Mass customization: your path to increased sustainability.
Driven by consumer awareness and shifting preferences, brands are increasingly seeking ways to make their products – and their companies – more sustainable. Most of those efforts are focused on sourcing. Whether it’s recycled PET bottles being converted into fleece pullovers, organically grown cotton for denim, less water-intensive processing of raw materials, or simply a shift to renewable fabrics like wool, the focus has largely been on making the products less environmentally harmful.
These initiatives are certainly praiseworthy, but they don’t address a much bigger problem: the 50 billion garments sent to landfills every year. Fast fashion certainly deserves its share of blame for making what is essentially disposable clothing. But it’s the traditional business model – selling products to your retail partners 12-18 months in advance – that’s really broken. If you’re betting on consumer demand that far in advance, you’re betting against the house. . . except when the house wins, you don’t just lose money. You have to close out your products (at best) or send them to landfills (at worst).

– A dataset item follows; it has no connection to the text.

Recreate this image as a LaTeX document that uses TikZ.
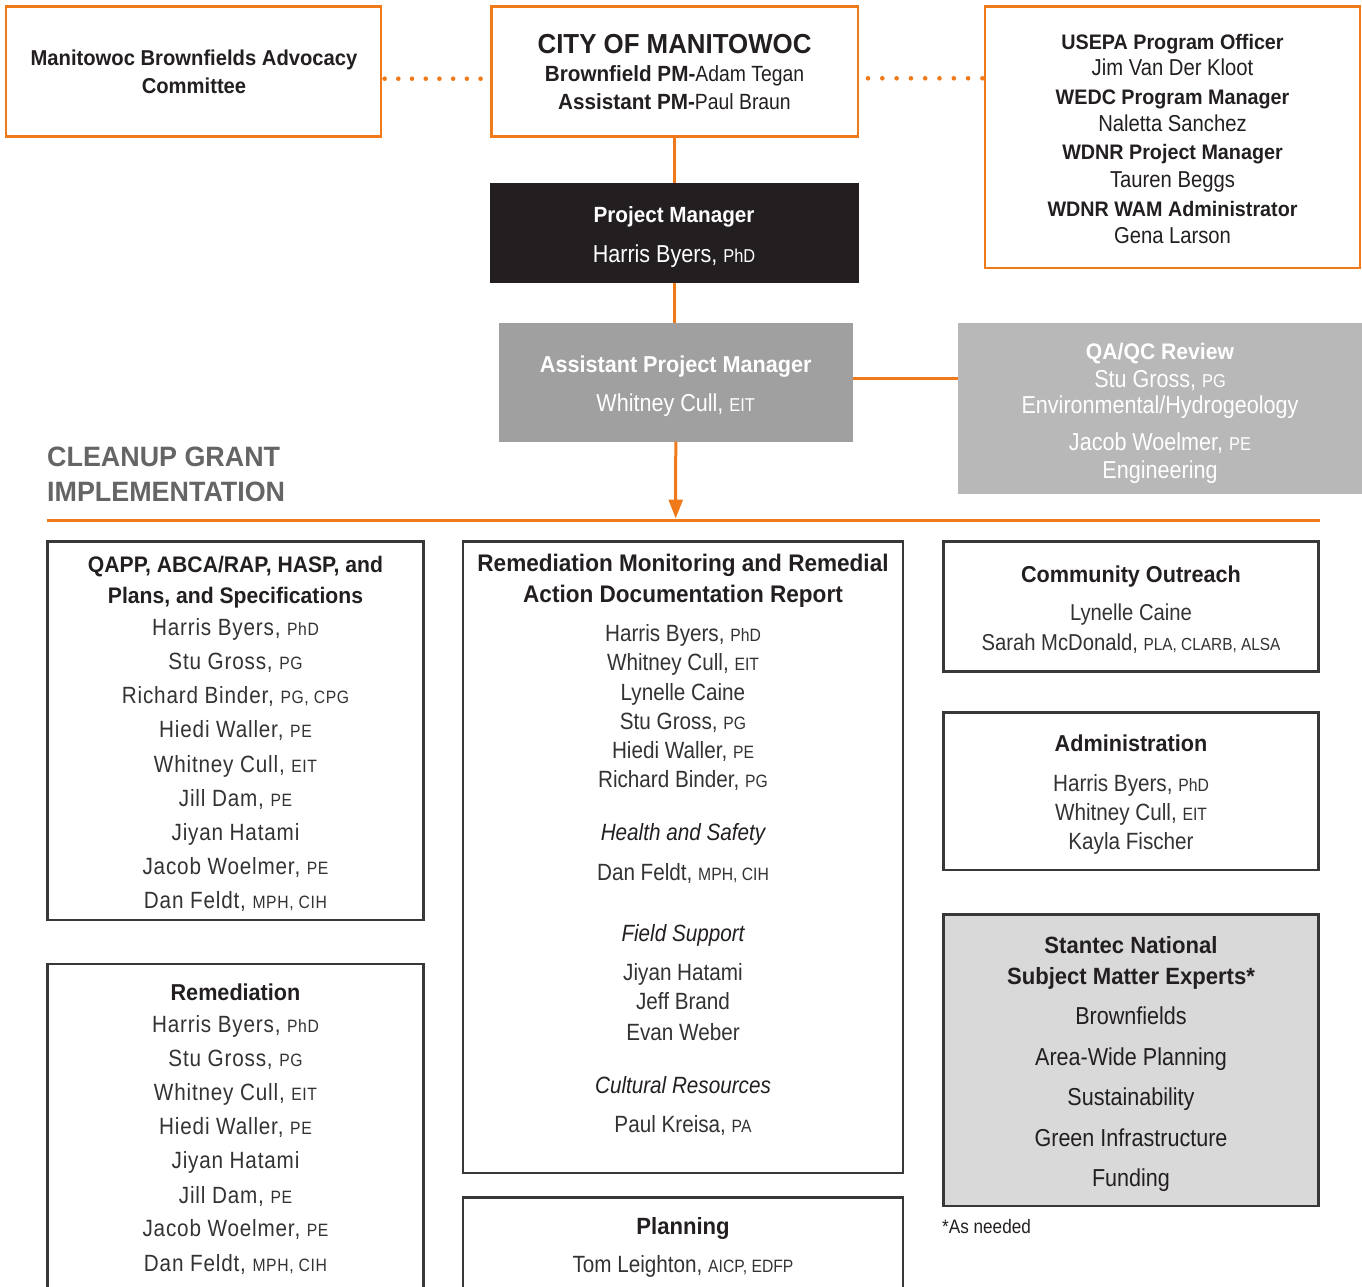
\documentclass[tikz,border=0pt]{standalone}
\usepackage{fontspec}
\usepackage{graphicx}
\setmainfont{Liberation Sans}
\newfontfamily\rgf{Liberation Sans}[FakeStretch=0.88]
\newfontfamily\bdf{Liberation Sans}[FakeStretch=0.94]
\newfontfamily\spf{Liberation Sans}[FakeStretch=0.88,LetterSpace=3.5]
\newfontfamily\hdf{Liberation Sans}[FakeStretch=0.96]
\usetikzlibrary{arrows.meta}

\definecolor{org}{HTML}{F07A1A}
\definecolor{ink}{HTML}{231F20}
\definecolor{nm}{HTML}{333333}
\definecolor{dk}{HTML}{383838}
\definecolor{apmgray}{HTML}{A0A0A0}
\definecolor{qagray}{HTML}{B8B8B8}
\definecolor{stgray}{HTML}{D9D9D9}
\definecolor{hdgray}{HTML}{656565}

\newcommand\fs[1]{\fontsize{#1}{#1}\selectfont}
\newcommand\cred[1]{\scalebox{0.76}{#1}}
\newcommand\bd[1]{{\bdf\bfseries #1}}

% #1 box name, #2 style, #3 x1, #4 y1, #5 x2, #6 y2
\newcommand\mkbox[6]{%
  \node[#2, minimum width={#5-#3}, minimum height={#6-#4}] (#1) at ({(#3+#5)/2},{(#4+#6)/2}) {};}
% #1 x, #2 name prefix, #3 style, #4 list y/text
\newcommand\lines[4]{%
  \foreach \yy/\txt [count=\i] in {#4} {\node[#3] (#2\i) at (#1,\yy) {\txt};}}

\begin{document}
\begin{tikzpicture}[x=1pt,y=-1pt,
  obox/.style={draw=org,line width=2.2pt,fill=white,inner sep=0pt,outer sep=0pt},
  dbox/.style={draw=dk,line width=2.6pt,fill=white,inner sep=0pt,outer sep=0pt},
  fbox/.style={draw=none,inner sep=0pt,outer sep=0pt},
  oline/.style={draw=org,line width=3pt},
  dots/.style={draw=org,line width=4.6pt,line cap=round,dash pattern=on 0pt off 14.3pt},
  ttl/.style={anchor=base,inner sep=0pt,text=ink,font=\bdf\bfseries\fs{23}},
  nme/.style={anchor=base,inner sep=0pt,text=nm,font=\rgf\fs{23.5}},
  spn/.style={anchor=base,inner sep=0pt,text=nm,font=\spf\fs{23.5}},
  itl/.style={anchor=base,inner sep=0pt,text=ink,font=\rgf\itshape\fs{23.5}},
]
\useasboundingbox (0,0) rectangle (1362,1287);
\clip (0,0) rectangle (1362,1287);

% ---------------- top boxes ----------------
\mkbox{adv}{obox}{6}{6.5}{381}{136.5}
\mkbox{city}{obox}{491.5}{6.5}{858.3}{136.5}
\mkbox{usepa}{obox}{985}{6.5}{1360}{267.7}
\mkbox{pm}{fbox,fill=ink}{490}{183}{859}{282.7}
\mkbox{apm}{fbox,fill=apmgray}{498.6}{323.3}{852.9}{441.7}
\mkbox{qaqc}{fbox,fill=qagray}{958}{323}{1364}{494}

% connectors
\draw[oline] (city.south) -- (city.south |- pm.north);
\draw[oline] (pm.south) -- (pm.south |- apm.north);
\draw[oline] ([yshift=3.6pt]apm.east) -- ([yshift=3.6pt]apm.east -| qaqc.west);
\coordinate (arrowend) at (675.7,518.5);
\draw[oline,-{Triangle[width=14pt,length=19pt]}] (apm.south) -- (arrowend);
\draw[dots,dash pattern=on 0pt off 13.71pt] ([xshift=3.6pt,yshift=-7.2pt]adv.east) -- ([xshift=-10.9pt,yshift=-7.2pt]city.west);
\draw[dots] ([xshift=9.7pt,yshift=-6.8pt]city.east) -- ([xshift=9.7pt,yshift=-6.8pt]city.east -| usepa.west);

% texts top
\lines{194}{advT}{ttl,font=\bdf\bfseries\fs{21.5}}{66/{Manitowoc Brownfields Advocacy},94/{Committee}}
\node[ttl,font=\bdf\bfseries\fs{27.5}] (cityT) at (674.5,54) {CITY OF MANITOWOC};
\lines{674.5}{cityL}{nme,text=ink,font=\rgf\fs{22}}{81.7/{\bd{Brownfield PM-}Adam Tegan},109.3/{\bd{Assistant PM-}Paul Braun}}
\lines{1172.5}{usB}{ttl,font=\bdf\bfseries\fs{21}}{49.3/{USEPA Program Officer},104.3/{WEDC Program Manager},160/{WDNR Project Manager},216/{WDNR WAM Administrator}}
\lines{1172.5}{usN}{nme,text=ink,font=\rgf\fs{23}}{76/{Jim Van Der Kloot},131.7/{Naletta Sanchez},187.7/{Tauren Beggs},243.3/{Gena Larson}}

\node[ttl,text=white,font=\bdf\bfseries\fs{22}] (pmT) at (674,222.7) {Project Manager};
\node[nme,text=white,font=\rgf\fs{24.5}] (pmN) at (674,262.3) {Harris Byers, \cred{PhD}};
\node[ttl,text=white,font=\bdf\bfseries\fs{23}] (apmT) at (675.7,372.3) {Assistant Project Manager};
\node[nme,text=white,font=\rgf\fs{24.5}] (apmN) at (675.7,411) {Whitney Cull, \cred{EIT}};
\node[ttl,text=white,font=\bdf\bfseries\fs{22.5}] (qaT) at (1160,359) {QA/QC Review};
\lines{1160}{qaN}{nme,text=white,font=\rgf\fs{24.5}}{387.3/{Stu Gross, \cred{PG}},413.3/{Environmental/Hydrogeology},450.7/{Jacob Woelmer, \cred{PE}},478.3/{Engineering}}

% ---------------- section header ----------------
\node[anchor=base west,inner sep=0pt,text=hdgray,font=\hdf\bfseries\fs{28}] (hd1) at (47,466.5) {CLEANUP GRANT};
\node[anchor=base west,inner sep=0pt,text=hdgray,font=\hdf\bfseries\fs{28}] (hd2) at (47,501) {IMPLEMENTATION};
\coordinate (hl) at (47,520);
\coordinate (hr) at (1320,520);
\draw[oline] (hl) -- (hr);

% ---------------- lower boxes ----------------
\mkbox{qapp}{dbox}{47.7}{541.7}{423.3}{920}
\mkbox{remmon}{dbox}{463}{541.5}{903}{1173}
\mkbox{comm}{dbox}{943.3}{541.7}{1318.7}{671.7}
\mkbox{admin}{dbox}{943.3}{712.7}{1318.7}{870}
\mkbox{stan}{dbox,fill=stgray}{943.3}{914.3}{1318.7}{1206}
\mkbox{remed}{dbox}{47.7}{964}{423.3}{1320}
\mkbox{plan}{dbox}{463}{1197.3}{903}{1320}

% QAPP
\lines{235.5}{qaT}{ttl,font=\bdf\bfseries\fs{22.5}}{572.7/{QAPP, ABCA/RAP, HASP, and},603/{Plans, and Specifications}}
\lines{235.5}{qaN}{spn}{635/{Harris Byers, \cred{PhD}},669.3/{Stu Gross, \cred{PG}},703.3/{Richard Binder, \cred{PG, CPG}},737.3/{Hiedi Waller, \cred{PE}},772.3/{Whitney Cull, \cred{EIT}},806/{Jill Dam, \cred{PE}},840/{Jiyan Hatami},874.3/{Jacob Woelmer, \cred{PE}},908/{Dan Feldt, \cred{MPH, CIH}}}

% Remediation monitoring
\lines{683}{rmT}{ttl,font=\bdf\bfseries\fs{24}}{571.7/{Remediation Monitoring and Remedial},602.7/{Action Documentation Report}}
\lines{683}{rmN}{nme}{641.7/{Harris Byers, \cred{PhD}},670/{Whitney Cull, \cred{EIT}},700/{Lynelle Caine},729/{Stu Gross, \cred{PG}},758/{Hiedi Waller, \cred{PE}},787/{Richard Binder, \cred{PG}},880/{Dan Feldt, \cred{MPH, CIH}},980/{Jiyan Hatami},1009/{Jeff Brand},1040.7/{Evan Weber},1132.7/{Paul Kreisa, \cred{PA}}}
\lines{683}{rmI}{itl}{840/{Health and Safety},941/{Field Support},1093/{Cultural Resources}}

% Community outreach
\node[ttl] (coT) at (1131,582.7) {Community Outreach};
\lines{1131}{coN}{nme,font=\rgf\fs{23}}{620.7/{Lynelle Caine},650/{Sarah McDonald, \cred{PLA, CLARB, ALSA}}}

% Administration
\node[ttl] (adT) at (1131,751.7) {Administration};
\lines{1131}{adN}{nme}{791.7/{Harris Byers, \cred{PhD}},820.7/{Whitney Cull, \cred{EIT}},849.3/{Kayla Fischer}}

% Stantec
\lines{1131}{stT}{ttl,font=\bdf\bfseries\fs{23.5}}{953.3/{Stantec National},984/{Subject Matter Experts*}}
\lines{1131}{stN}{nme,text=ink,font=\rgf\fs{24.5}}{1024/{Brownfields},1065/{Area-Wide Planning},1105/{Sustainability},1146/{Green Infrastructure},1186/{Funding}}
\node[anchor=base west,inner sep=0pt,text=ink,font=\rgf\fs{19.5}] (asn) at (942,1233.3) {*As needed};

% Remediation
\node[ttl] (reT) at (235.5,1000.7) {Remediation};
\lines{235.5}{reN}{spn}{1032.7/{Harris Byers, \cred{PhD}},1066.7/{Stu Gross, \cred{PG}},1100.7/{Whitney Cull, \cred{EIT}},1134/{Hiedi Waller, \cred{PE}},1168/{Jiyan Hatami},1203/{Jill Dam, \cred{PE}},1236.7/{Jacob Woelmer, \cred{PE}},1271.7/{Dan Feldt, \cred{MPH, CIH}}}

% Planning
\node[ttl,font=\bdf\bfseries\fs{23.5}] (plT) at (683,1234) {Planning};
\node[nme] (plN) at (683,1272.7) {Tom Leighton, \cred{AICP, EDFP}};
\end{tikzpicture}
\end{document}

It’s unlikely that you’ll ever get to the point where your company can design, develop, manufacture, and deliver your entire product line in just a few weeks. Not every company can be, or wants to be, like Zara. But using mass customization for part of your product line will significantly reduce the downside of misreading the market, which keeps your products away from the discounters and out of the landfills.

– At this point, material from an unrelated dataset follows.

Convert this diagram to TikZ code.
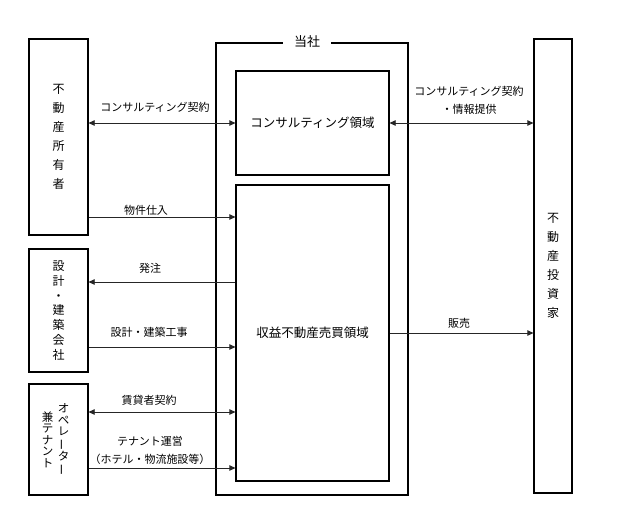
\documentclass[tikz,border=0pt]{standalone}
\usepackage{fontspec}
\setmainfont{Noto Sans CJK JP}
\usetikzlibrary{arrows.meta}

\newcommand{\tatebar}{\rotatebox[origin=c]{90}{ー}}

\tikzset{
  party/.style={draw, line width=1.2pt, minimum width=59pt, inner sep=0pt, align=center},
  area/.style={draw, line width=1.2pt, minimum width=153pt, inner sep=0pt,
    font=\fontsize{12.5}{14}\selectfont},
  flow/.style={line width=0.7pt, color=black!85,
    >={Triangle[length=6pt,width=5.5pt]}},
  tag/.style={font=\fontsize{11}{18}\selectfont, align=center, inner sep=0pt},
}

\begin{document}
\begin{tikzpicture}[%
      x=1pt, y=-1pt,
      ]
      \useasboundingbox (0,0) rectangle (625,509);

      % players on the left and right
      \node [party, minimum height=196pt, font=\fontsize{12}{19}\selectfont] (owner) at (58.5,137)
        {不\\動\\産\\所\\有\\者};
      \node [party, minimum height=123pt, font=\fontsize{12}{14.8}\selectfont] (builder) at (58.5,310.5)
        {設\\計\\・\\建\\築\\会\\社};
      \node [party, minimum height=111pt] (operator) at (58.5,439.5) {};
      \node [tag, font=\fontsize{11.5}{11.5}\selectfont] (operatorA) at ([xshift=5pt]operator.center)
        {オ\\ペ\\レ\\\tatebar\\タ\\\tatebar};
      \node [tag, font=\fontsize{11.5}{11.5}\selectfont] (operatorB) at ([xshift=-11pt]operator.center)
        {兼\\テ\\ナ\\ン\\ト};
      \node [party, minimum width=38pt, minimum height=454pt, font=\fontsize{12}{19}\selectfont] (investor) at (553,266)
        {不\\動\\産\\投\\資\\家};

      % the company
      \node [area, minimum height=104pt] (consult) at (312.5,123) {コンサルティング領域};
      \node [area, minimum height=296pt] (income) at (312.5,333) {収益不動産売買領域};
      \node [font=\fontsize{13}{14}\selectfont, inner xsep=11pt, inner ysep=0pt] (title) at (307,42) {当社};
      \coordinate (cbl) at (216,495);
      \coordinate (ctr) at (408,43);
      \draw [line width=1.2pt] (title.west |- ctr) -| (cbl) -| (ctr) -- (title.east |- ctr);

      % flows
      \coordinate (buy) at (0,217);
      \coordinate (order) at (0,282);
      \coordinate (build) at (0,347);
      \coordinate (lease) at (0,412);
      \coordinate (run) at (0,468);

      \draw [flow,<->] (owner.east |- consult.west) -- (consult.west);
      \draw [flow,<->] (consult.east) -- (investor.west |- consult.east);
      \draw [flow,->] (owner.east |- buy) -- (income.west |- buy);
      \draw [flow,->] (income.west |- order) -- (builder.east |- order);
      \draw [flow,->] (builder.east |- build) -- (income.west |- build);
      \draw [flow,<->] (operator.east |- lease) -- (income.west |- lease);
      \draw [flow,->] (operator.east |- run) -- (income.west |- run);
      \draw [flow,->] (income.east) -- (investor.west |- income.east);

      \node [tag] at (155,107) {コンサルティング契約};
      \node [tag] at (146,210) {物件仕入};
      \node [tag] at (150,268) {発注};
      \node [tag] at (149,332) {設計・建築工事};
      \node [tag] at (149,400) {賃貸者契約};
      \node [tag] at (150,450) {テナント運営\\（ホテル・物流施設等）};
      \node [tag] at (469,100) {コンサルティング契約\\・情報提供};
      \node [tag] at (459,323) {販売};
      \end{tikzpicture}
\end{document}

For the segment of your product line that you devote to mass customization, you hold basic inventory that consumers personalize or decorate themselves. That’s a powerful way to reduce waste, because instead of investing in risky inventory of finished goods – for example, unusual colors, styles, or trims – you hold a smaller inventory of raw materials that can be converted into a finished product when a consumer designs it on your website. Even if you’ve missed the mark on those materials (no one wants fuchsia stitching or camouflage pocket fabric on their jeans), you can save them for another season or use them for another purpose. You avoid both the waste of unsold finished goods, and all the scrap that comes from the cut-and-sew process.
Mass customization also adds real value to the product and your brand. Customers naturally become more invested in your company when they have a role in creating a product. That increases brand loyalty and enables you to charge higher prices. It also increases overall sustainability, since consumers are not as quick to discard products that they’ve designed themselves.

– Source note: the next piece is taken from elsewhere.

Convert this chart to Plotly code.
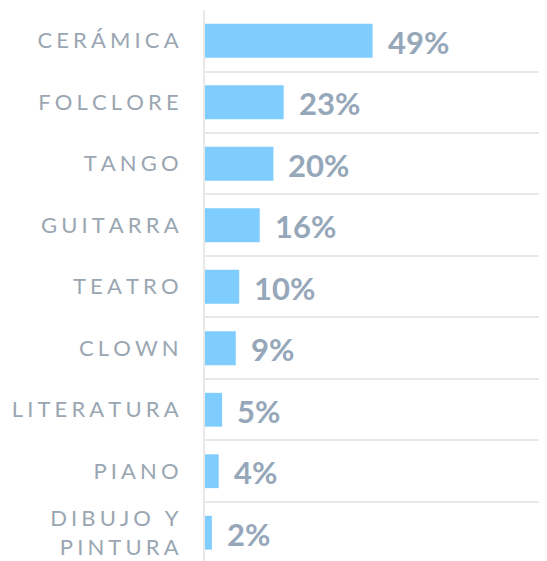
import plotly.graph_objects as go

categories = ["CERÁMICA", "FOLCLORE", "TANGO", "GUITARRA", "TEATRO",
              "CLOWN", "LITERATURA", "PIANO", "DIBUJO Y<br>PINTURA"]
values = [49, 23, 20, 16, 10, 9, 5, 4, 2]
value_labels = ["49%", "23%", "20%", "16%", "10%", "9%", "5%", "4%", "2%"]

BAR_COLOR = "#7FCDFF"
LABEL_COLOR = "#9AA6B2"
VALUE_COLOR = "#95A7B9"
GRID_COLOR = "#E8E8E8"


def spaced(text, sp="\u2009\u200a"):
    return "<br>".join(sp.join(list(line)) for line in text.split("<br>"))


cats_sp = [spaced(c) for c in categories]

fig = go.Figure()
fig.add_trace(go.Bar(
    x=values, y=cats_sp, orientation="h",
    marker=dict(color=BAR_COLOR, line=dict(width=0)),
    hoverinfo="skip",
))

for v, c, t in zip(values, cats_sp, value_labels):
    fig.add_annotation(
        x=v, y=c, text=t, showarrow=False, xanchor="left", yanchor="middle",
        xshift=13, yshift=-1,
        font=dict(family="Lato", size=31, color=VALUE_COLOR, weight="bold"),
    )

# page body has an 8px margin, so the figure is offset by 8px
fig.update_layout(
    width=539, height=553,
    margin=dict(l=197, r=0, t=2, b=0, pad=0),
    plot_bgcolor="white", paper_bgcolor="white",
    bargap=0.45, showlegend=False,
    font=dict(family="Lato"),
)
fig.update_xaxes(range=[0, 100], showgrid=False, zeroline=False,
                 showticklabels=False, ticks="", fixedrange=True)
fig.update_yaxes(
    type="category", range=[8.46, -0.5], tickson="boundaries",
    showgrid=True, gridcolor=GRID_COLOR, gridwidth=2,
    showline=True, linecolor=GRID_COLOR, linewidth=2,
    ticks="", ticklabelstandoff=20,
    tickfont=dict(family="Lato", size=22, color=LABEL_COLOR),
)

fig.write_html("out.html")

Delivering on the promise of mass customization will require you to rethink both your order management system and the way your factories manufacture. You’ll need to adopt many of the principles and techniques of lean manufacturing. The good news is that these changes don’t require a huge investment of money or implementation of unproven technology. They can be done, especially at a small scale, with a minor investment. The biggest challenge for you will be shifting your traditional product development mindset. But if true sustainability is important to you (and your customers), then it’s an avenue you have to begin exploring.